The journey toward achieving interoperability in healthcare needs to now move beyond data exchange, and instead, focus on data management.
This is the opinion of a panel of experts who gathered at the all-virtual Health Datapalooza and National Health Policy Conference Thursday to discuss one of healthcare’s most hotly debated concepts: interoperability.
The healthcare industry has come a long way with regard to interoperability, especially with the new rules proposed by the Department of Health and Human Services, set to take effect April 5. These rules aim to provide patients with unprecedented access to their data.
But the healthcare problems of today require solutions that support data management, and not just data exchange, said Claudia Williams, CEO of California-based Manifest MedEX, at the Health Datapalooza conference.
The industry has focused on enabling the basic exchange of health records between providers and made great progress, but the connective tissue that enables data management — including matching and cleaning data — is lacking, she said. And it’s the smaller providers that are being left behind.
“In California, a slim share of the health delivery systems, mostly the big health systems, have hundreds of people doing this work, and safety net providers and small Medicaid plans and others really are stuck with just being able to pile up CCDAs [consolidated clinical document architecture] or maybe not even process CCDAs at all,” she said.
There needs to be policies and strategies enacted at the state and federal levels to create an infrastructure that has more to do with the management of data than with health record exchange, Williams said.
While policy actions are necessary, there also needs to be more alignment between the needs of the providers on the ground and the health IT technology and capabilities available today, said Dr. Farzad Mostashari, CEO of Bethesda, Maryland-based Aledade, during the panel discussion.
Through Aledade, which operates accountable care organizations in partnership with more than 800 primary care practices, Mostashari has experienced that disconnect firsthand.

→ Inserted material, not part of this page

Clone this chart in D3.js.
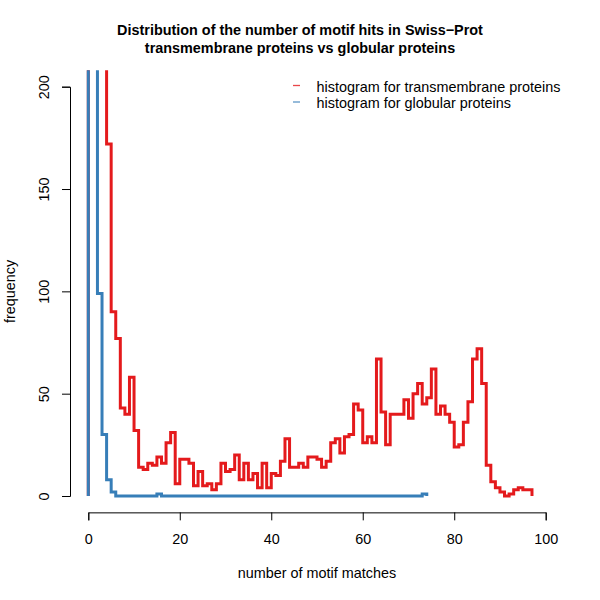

“What EHRs do today have nothing to do with what I need,” he said. “Well, not nothing, but they really don’t fill the thermometer of what I need to do for population health.”
It is costing Aledade millions to map, match and translate EHR data, he added.
Looking ahead, care quality measurement needs to be automated within the EHR and providers should get free access to information that is already mapped in accordance with data standards, Mostashari said.
The technical tools needed to push interoperability forward already exist, but the regulatory landscape needs to catch up, said Donald Trigg, president of North Kansas City, Missouri-based Cerner, during the session.
The government is now both the biggest healthcare regulator in the country and the biggest payer. This means it is in a unique position to use health IT certification and provider reimbursement to help create the interoperability architecture that is necessary for the coming decade, Trigg said.
“I’m still an optimist,” he said. “And I think that Covid and this administration will be an accelerant for the next wave of meaningful data exchange.”
Trigg’s advice for the new administration’s HHS is to tackle the inter-agency complexity that exists at the federal level.
Coordination between agencies like the HHS, Federal Trade Commission and Food and Drug Administration is necessary. This means, it will be important to create clarity around the inter-agency landscape and data management so that the healthcare industry can innovate and do more, Trigg said.